>> start

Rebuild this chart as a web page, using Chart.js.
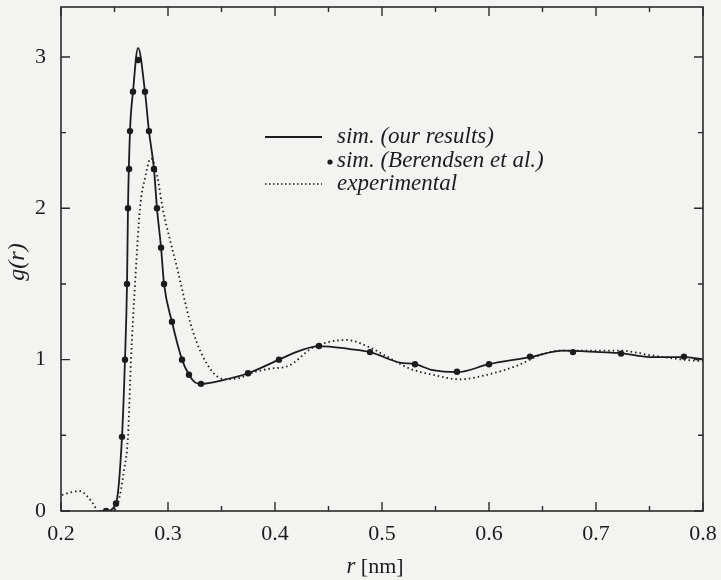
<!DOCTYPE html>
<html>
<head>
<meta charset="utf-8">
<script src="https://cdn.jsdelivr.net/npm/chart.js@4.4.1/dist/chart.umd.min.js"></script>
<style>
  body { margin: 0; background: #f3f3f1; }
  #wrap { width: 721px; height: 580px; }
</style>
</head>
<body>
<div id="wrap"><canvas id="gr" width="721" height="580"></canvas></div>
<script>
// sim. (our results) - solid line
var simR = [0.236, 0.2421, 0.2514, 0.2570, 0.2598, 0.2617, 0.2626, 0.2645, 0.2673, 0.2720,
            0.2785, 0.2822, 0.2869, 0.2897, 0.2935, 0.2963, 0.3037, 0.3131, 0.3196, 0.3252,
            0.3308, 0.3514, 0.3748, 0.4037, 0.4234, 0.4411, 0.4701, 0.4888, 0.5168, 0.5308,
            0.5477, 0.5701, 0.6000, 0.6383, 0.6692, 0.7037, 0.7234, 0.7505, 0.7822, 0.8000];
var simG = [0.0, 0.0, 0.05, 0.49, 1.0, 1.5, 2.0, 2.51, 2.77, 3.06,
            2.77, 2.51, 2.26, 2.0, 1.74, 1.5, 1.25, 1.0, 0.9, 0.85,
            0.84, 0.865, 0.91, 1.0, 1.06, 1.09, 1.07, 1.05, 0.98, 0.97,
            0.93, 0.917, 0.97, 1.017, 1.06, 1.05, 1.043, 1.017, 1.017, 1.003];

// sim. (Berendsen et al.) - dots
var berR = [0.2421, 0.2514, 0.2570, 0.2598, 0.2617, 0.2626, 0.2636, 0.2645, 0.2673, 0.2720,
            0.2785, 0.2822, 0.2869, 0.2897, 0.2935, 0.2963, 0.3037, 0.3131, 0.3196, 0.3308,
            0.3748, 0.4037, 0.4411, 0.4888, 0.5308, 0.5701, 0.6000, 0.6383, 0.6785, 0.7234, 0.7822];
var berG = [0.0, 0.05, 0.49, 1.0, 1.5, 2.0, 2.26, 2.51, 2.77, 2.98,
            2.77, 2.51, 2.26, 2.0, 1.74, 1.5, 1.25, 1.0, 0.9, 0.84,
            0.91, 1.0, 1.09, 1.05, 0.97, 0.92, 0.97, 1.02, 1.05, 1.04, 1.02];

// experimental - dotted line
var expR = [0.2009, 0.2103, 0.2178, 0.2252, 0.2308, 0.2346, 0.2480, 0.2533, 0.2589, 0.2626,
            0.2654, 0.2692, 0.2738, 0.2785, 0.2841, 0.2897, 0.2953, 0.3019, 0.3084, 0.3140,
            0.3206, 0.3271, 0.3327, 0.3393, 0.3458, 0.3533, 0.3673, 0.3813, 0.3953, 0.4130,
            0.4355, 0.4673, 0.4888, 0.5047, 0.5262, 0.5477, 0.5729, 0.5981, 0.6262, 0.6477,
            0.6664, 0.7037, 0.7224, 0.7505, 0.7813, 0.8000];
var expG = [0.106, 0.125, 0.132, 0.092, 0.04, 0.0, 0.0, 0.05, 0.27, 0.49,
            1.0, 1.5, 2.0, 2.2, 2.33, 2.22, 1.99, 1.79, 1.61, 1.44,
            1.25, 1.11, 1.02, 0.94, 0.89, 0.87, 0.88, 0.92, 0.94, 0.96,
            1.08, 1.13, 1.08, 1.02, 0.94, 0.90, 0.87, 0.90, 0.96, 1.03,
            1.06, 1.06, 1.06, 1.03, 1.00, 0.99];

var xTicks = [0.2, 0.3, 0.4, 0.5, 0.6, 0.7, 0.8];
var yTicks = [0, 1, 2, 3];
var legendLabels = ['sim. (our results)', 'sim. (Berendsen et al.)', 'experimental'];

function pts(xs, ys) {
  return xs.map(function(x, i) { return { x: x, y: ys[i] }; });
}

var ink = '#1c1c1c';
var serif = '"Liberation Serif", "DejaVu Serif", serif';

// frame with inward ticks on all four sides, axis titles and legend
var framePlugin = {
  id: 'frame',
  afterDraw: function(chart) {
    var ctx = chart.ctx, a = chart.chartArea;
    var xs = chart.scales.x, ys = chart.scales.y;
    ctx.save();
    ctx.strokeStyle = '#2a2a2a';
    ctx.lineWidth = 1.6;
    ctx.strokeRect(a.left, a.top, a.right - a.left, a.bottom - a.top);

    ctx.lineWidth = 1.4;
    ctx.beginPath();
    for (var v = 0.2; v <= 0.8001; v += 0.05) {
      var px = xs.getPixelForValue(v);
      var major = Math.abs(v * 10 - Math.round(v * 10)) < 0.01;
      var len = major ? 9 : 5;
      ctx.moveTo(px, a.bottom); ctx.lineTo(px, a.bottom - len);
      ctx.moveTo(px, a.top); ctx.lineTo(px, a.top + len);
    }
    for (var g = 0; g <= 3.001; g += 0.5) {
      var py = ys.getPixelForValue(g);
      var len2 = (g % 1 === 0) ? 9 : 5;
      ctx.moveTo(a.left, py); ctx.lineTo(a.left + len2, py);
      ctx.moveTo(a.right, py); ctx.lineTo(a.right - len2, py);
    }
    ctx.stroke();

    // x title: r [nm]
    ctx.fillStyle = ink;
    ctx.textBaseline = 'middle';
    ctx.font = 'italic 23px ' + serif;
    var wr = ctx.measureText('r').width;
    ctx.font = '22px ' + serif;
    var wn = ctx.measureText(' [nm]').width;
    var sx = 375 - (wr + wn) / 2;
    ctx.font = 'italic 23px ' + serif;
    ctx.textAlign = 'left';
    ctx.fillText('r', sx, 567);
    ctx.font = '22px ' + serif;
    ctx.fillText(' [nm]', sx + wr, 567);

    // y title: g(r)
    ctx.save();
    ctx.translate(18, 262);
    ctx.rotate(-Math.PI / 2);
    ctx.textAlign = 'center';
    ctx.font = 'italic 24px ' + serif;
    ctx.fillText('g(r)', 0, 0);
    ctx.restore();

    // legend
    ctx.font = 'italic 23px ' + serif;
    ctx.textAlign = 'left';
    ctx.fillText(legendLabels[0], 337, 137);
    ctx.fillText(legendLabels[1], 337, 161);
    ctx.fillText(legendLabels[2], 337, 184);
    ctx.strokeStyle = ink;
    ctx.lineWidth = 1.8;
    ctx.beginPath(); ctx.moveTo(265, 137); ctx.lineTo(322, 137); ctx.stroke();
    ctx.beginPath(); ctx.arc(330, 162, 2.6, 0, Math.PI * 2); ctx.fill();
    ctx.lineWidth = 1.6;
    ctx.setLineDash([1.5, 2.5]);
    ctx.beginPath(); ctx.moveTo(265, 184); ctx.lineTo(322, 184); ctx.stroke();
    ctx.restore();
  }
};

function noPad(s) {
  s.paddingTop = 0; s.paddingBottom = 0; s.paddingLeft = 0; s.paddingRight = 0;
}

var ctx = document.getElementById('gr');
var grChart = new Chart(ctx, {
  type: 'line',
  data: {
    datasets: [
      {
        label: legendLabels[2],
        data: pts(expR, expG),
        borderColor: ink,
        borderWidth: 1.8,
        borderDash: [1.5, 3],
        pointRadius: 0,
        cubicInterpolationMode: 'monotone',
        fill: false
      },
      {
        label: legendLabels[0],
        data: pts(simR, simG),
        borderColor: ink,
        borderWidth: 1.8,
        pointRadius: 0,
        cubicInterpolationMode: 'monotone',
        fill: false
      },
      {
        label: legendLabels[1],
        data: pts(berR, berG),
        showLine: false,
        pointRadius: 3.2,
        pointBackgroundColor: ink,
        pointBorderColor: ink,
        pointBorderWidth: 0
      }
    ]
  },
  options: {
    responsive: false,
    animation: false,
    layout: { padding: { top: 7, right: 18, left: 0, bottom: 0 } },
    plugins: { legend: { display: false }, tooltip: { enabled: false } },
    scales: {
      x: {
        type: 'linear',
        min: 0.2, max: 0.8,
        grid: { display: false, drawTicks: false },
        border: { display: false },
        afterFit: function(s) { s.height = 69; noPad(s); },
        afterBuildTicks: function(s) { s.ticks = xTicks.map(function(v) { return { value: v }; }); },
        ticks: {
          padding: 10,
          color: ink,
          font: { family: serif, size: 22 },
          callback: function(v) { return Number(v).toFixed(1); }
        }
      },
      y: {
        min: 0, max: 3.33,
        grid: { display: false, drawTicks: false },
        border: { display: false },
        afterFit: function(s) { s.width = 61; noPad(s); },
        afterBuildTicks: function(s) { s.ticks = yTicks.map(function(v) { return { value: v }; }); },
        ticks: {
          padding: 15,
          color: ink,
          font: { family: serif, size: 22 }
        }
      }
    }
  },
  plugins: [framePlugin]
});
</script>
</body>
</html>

>> end

■ What the task asks
Begin at the top of the material above and output each line exactly, stopping after the line that holds "1.017, 1.017, 1.003];". Leave out pictures.

■ Final answer
Rebuild this chart as a web page, using Chart.js.
<!DOCTYPE html>
<html>
<head>
<meta charset="utf-8">
<script src="https://cdn.jsdelivr.net/npm/chart.js@4.4.1/dist/chart.umd.min.js"></script>
<style>
  body { margin: 0; background: #f3f3f1; }
  #wrap { width: 721px; height: 580px; }
</style>
</head>
<body>
<div id="wrap"><canvas id="gr" width="721" height="580"></canvas></div>
<script>
// sim. (our results) - solid line
var simR = [0.236, 0.2421, 0.2514, 0.2570, 0.2598, 0.2617, 0.2626, 0.2645, 0.2673, 0.2720,
            0.2785, 0.2822, 0.2869, 0.2897, 0.2935, 0.2963, 0.3037, 0.3131, 0.3196, 0.3252,
            0.3308, 0.3514, 0.3748, 0.4037, 0.4234, 0.4411, 0.4701, 0.4888, 0.5168, 0.5308,
            0.5477, 0.5701, 0.6000, 0.6383, 0.6692, 0.7037, 0.7234, 0.7505, 0.7822, 0.8000];
var simG = [0.0, 0.0, 0.05, 0.49, 1.0, 1.5, 2.0, 2.51, 2.77, 3.06,
            2.77, 2.51, 2.26, 2.0, 1.74, 1.5, 1.25, 1.0, 0.9, 0.85,
            0.84, 0.865, 0.91, 1.0, 1.06, 1.09, 1.07, 1.05, 0.98, 0.97,
            0.93, 0.917, 0.97, 1.017, 1.06, 1.05, 1.043, 1.017, 1.017, 1.003];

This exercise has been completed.